Choreographer and Fosse-ex-companion Ann Reinking lovingly re-creates the master's original, bracing style. A fine dancing ensemble, dressed in delicious black, with hints of S&M in their costumes (designed by William Ivey Long), deliver the ennui, the taut bodies, cocked arms and hanging heads of the Fosse oeuvre, where cool jazz reigns and attitude is as natural as air. I especially loved Reinking's witty staging of "Cell Block Tango," with its chorus of molls posing faux-seductively on a line of chairs, trying out their emphatic but unconvincing alibis ("and then I fired two warning shots . . . into his head").

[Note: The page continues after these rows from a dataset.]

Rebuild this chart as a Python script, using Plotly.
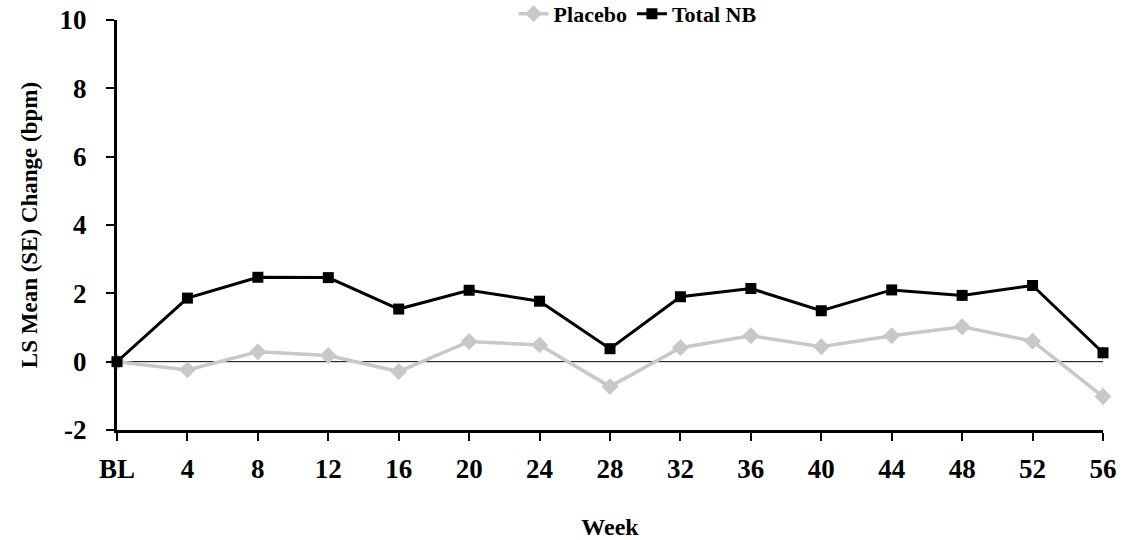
import plotly.graph_objects as go

weeks = [0, 4, 8, 12, 16, 20, 24, 28, 32, 36, 40, 44, 48, 52, 56]
week_labels = ["BL", "4", "8", "12", "16", "20", "24", "28", "32", "36", "40", "44", "48", "52", "56"]

placebo = [0.0, -0.24, 0.29, 0.18, -0.29, 0.59, 0.49, -0.73, 0.41, 0.76, 0.44, 0.76, 1.02, 0.60, -1.02]
placebo_se = [0.0, 0.2, 0.2, 0.2, 0.2, 0.2, 0.2, 0.22, 0.22, 0.22, 0.22, 0.22, 0.23, 0.23, 0.28]
total_nb = [0.0, 1.86, 2.47, 2.46, 1.54, 2.09, 1.77, 0.38, 1.90, 2.14, 1.49, 2.10, 1.94, 2.23, 0.26]
total_nb_se = [0.0, 0.12, 0.12, 0.12, 0.13, 0.13, 0.13, 0.14, 0.14, 0.14, 0.15, 0.15, 0.15, 0.15, 0.18]

y_ticks = [-2, 0, 2, 4, 6, 8, 10]
y_labels = ["-2", "0", "2", "4", "6", "8", "10"]

font_family = "Liberation Serif, Times New Roman, serif"

fig = go.Figure()

fig.add_trace(go.Scatter(
    x=weeks, y=placebo, name="Placebo", mode="lines+markers",
    line=dict(color="#c8c8c8", width=3.5),
    marker=dict(symbol="diamond", size=13, color="#c8c8c8"),
    error_y=dict(type="data", array=placebo_se, color="#c8c8c8", thickness=1.5, width=0),
    cliponaxis=False,
))

fig.add_trace(go.Scatter(
    x=weeks, y=total_nb, name="Total NB", mode="lines+markers",
    line=dict(color="#000000", width=3),
    marker=dict(symbol="square", size=11, color="#000000"),
    error_y=dict(type="data", array=total_nb_se, color="#000000", thickness=1.5, width=0),
    cliponaxis=False,
))

# zero reference line
fig.add_shape(type="line", xref="x", yref="y", x0=0, x1=56, y0=0, y1=0,
              line=dict(color="black", width=1), layer="below")

fig.update_layout(
    width=1127, height=540,
    margin=dict(l=117, r=24, t=20, b=110, autoexpand=False),
    paper_bgcolor="white", plot_bgcolor="white",
    font=dict(family=font_family, color="black"),
    legend=dict(
        orientation="h", x=0.528, xanchor="center", y=1.015, yanchor="middle",
        font=dict(size=22, family=font_family, weight="bold"),
        bgcolor="rgba(0,0,0,0)",
    ),
    showlegend=True,
)

fig.update_xaxes(
    range=[0, 56], tickmode="array", tickvals=weeks, ticktext=week_labels,
    showgrid=False, zeroline=False,
    showline=True, linecolor="black", linewidth=3,
    ticks="outside", ticklen=8, tickwidth=2, tickcolor="black",
    ticklabelstandoff=5,
    tickfont=dict(size=27, family=font_family, weight="bold"),
    title=dict(text="Week", font=dict(size=24, family=font_family, weight="bold"), standoff=50),
)

fig.update_yaxes(
    range=[-2, 10], tickmode="array", tickvals=y_ticks, ticktext=y_labels,
    showgrid=False, zeroline=False,
    showline=True, linecolor="black", linewidth=3,
    ticks="outside", ticklen=8, tickwidth=2, tickcolor="black",
    ticklabelstandoff=14,
    tickfont=dict(size=27, family=font_family, weight="bold"),
    title=dict(text="LS Mean (SE) Change (bpm)", font=dict(size=23, family=font_family, weight="bold"), standoff=16),
)

fig.write_html("out.html")
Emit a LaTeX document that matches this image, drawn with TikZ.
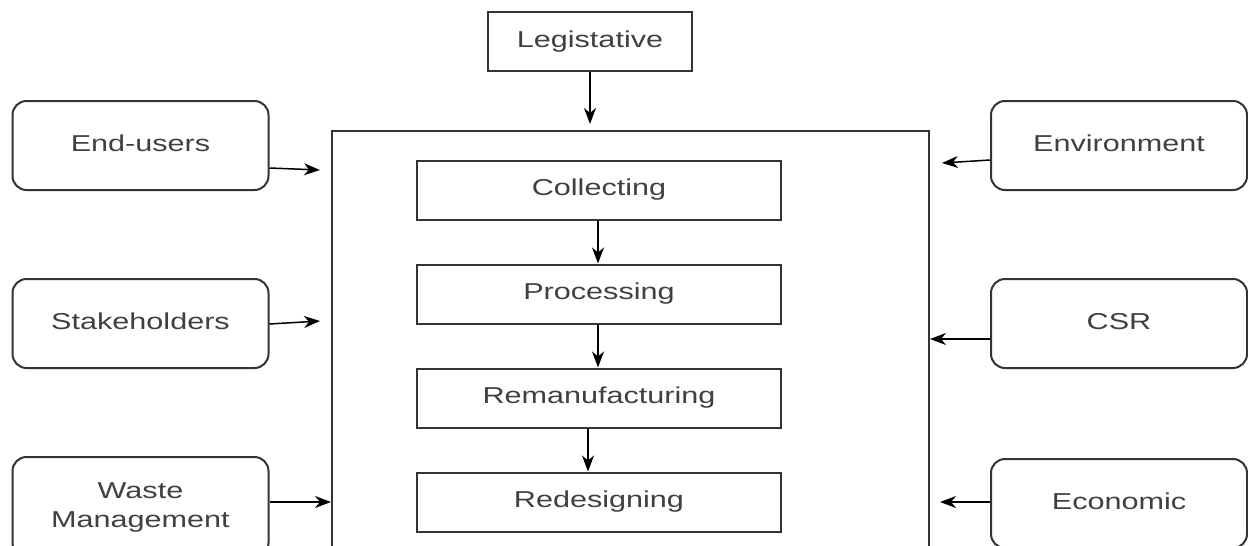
\documentclass[tikz,border=0pt]{standalone}
\usepackage{fontspec}
\setmainfont{Liberation Sans}
\usetikzlibrary{arrows.meta,calc}
% wide, centred label text
\newcommand\wtxt[1]{\scalebox{1.33}[1]{\begin{tabular}{@{}c@{}}#1\end{tabular}}}
\tikzset{
  base/.style={draw=black!80, line width=2pt, text=black!75,
    font=\fontsize{23}{29}\selectfont, inner sep=0pt},
  stage/.style={base, rectangle, minimum width=364pt, minimum height=59pt},
  factor/.style={base, rectangle, rounded corners=14pt,
    minimum width=256pt, minimum height=89pt},
  frame/.style={base, rectangle},
  arr/.style={draw=black, line width=1.5pt,
    -{Stealth[length=16pt,width=12pt,inset=5pt]}},
}
\begin{document}
\begin{tikzpicture}[x=1pt,y=-1pt]
\useasboundingbox (0,0) rectangle (1248,546);
\clip (0,0) rectangle (1248,546);
\fill[white] (0,0) rectangle (1248,546);

% central process frame
\node[frame, minimum width=597pt, minimum height=490pt] (big) at (630.5,376) {};
\node[base, minimum width=204pt, minimum height=59pt] (leg) at (590,41.5) {\wtxt{Legistative}};

% process stages
\node[stage] (col) at (599,190) {\wtxt{Collecting}};
\node[stage] (pro) at (599,294) {\wtxt{Processing}};
\node[stage] (rem) at (599,398) {\wtxt{Remanufacturing}};
\node[stage] (red) at (599,502) {\wtxt{Redesigning}};

% influencing factors
\node[factor] (eu)  at (140.5,145.5) {\wtxt{End-users}};
\node[factor] (st)  at (140.5,323.5) {\wtxt{Stakeholders}};
\node[factor, minimum height=100pt] (wm) at (140.5,507) {\wtxt{Waste\\Management}};
\node[factor] (env) at (1119,145.5) {\wtxt{Environment}};
\node[factor] (csr) at (1119,323.5) {\wtxt{CSR}};
\node[factor] (eco) at (1119,503.5) {\wtxt{Economic}};

% arrow ends next to the frame
\coordinate (euTip)  at (320,170);
\coordinate (stTip)  at (320,321);
\coordinate (envTip) at (942,163);
\coordinate (ecoTip) at (940,502);
\coordinate (wmOut)  at ($(wm.east)+(0,-5)$);
\coordinate (csrOut) at ($(csr.west)+(0,15.5)$);

% connectors
\draw[arr, shorten >=6pt] (leg.south) -- (leg.south |- big.north);
\draw[arr] ($(col.south)+(-1,0)$) -- ($(pro.north)+(-1,0)$);
\draw[arr] ($(pro.south)+(-1,0)$) -- ($(rem.north)+(-1,0)$);
\draw[arr] ($(rem.south)+(-11,0)$) -- ($(red.north)+(-11,0)$);

\draw[arr] ($(eu.east)+(0,22.5)$) -- (euTip);
\draw[arr] ($(st.east)+(0,0.5)$) -- (stTip);
\draw[arr] (wmOut) -- (wmOut -| big.west);
\draw[arr] ($(env.west)+(0,14.5)$) -- (envTip);
\draw[arr] (csrOut) -- (csrOut -| big.east);
\draw[arr] ($(eco.west)+(0,-1.5)$) -- (ecoTip);
\end{tikzpicture}
\end{document}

Reinking plays Roxie Hart, the chorine on trial for the murder of a lover who wanted out. She brings a voluptuousness to the part, set off by her mannish hair, but she seems to exist in some alternate show-biz universe.

As Billy Flynn, the world's slickest lawyer, James Naughton is smooth as cream, cuing Roxie what to say on the witness stand. His paean to his profession, "Razzle Dazzle," is so applicable to certain newsworthy criminal defense attorneys that it's frightening. Marcia Lewis is solid as the tough, older Mama Morton, prison matron to the man-killing chorines. As Amos, Roxie's chump husband, Joel Grey seems to disappear into the blackness, leaving only an aura of plaint, as he sings "Mister Cellophane," his salute to obscurity.

The show relishes its steeliness, and it ends on a powerfully sour and equally stylish note. "Chicago" is astringent and clean, truly proud of its hardness and its shine. And shine it does. Bob Fosse decided we're all going to hell in a handbasket, and, in true big-city style, we should love every second of it. "Chicago" makes it easy to do just that.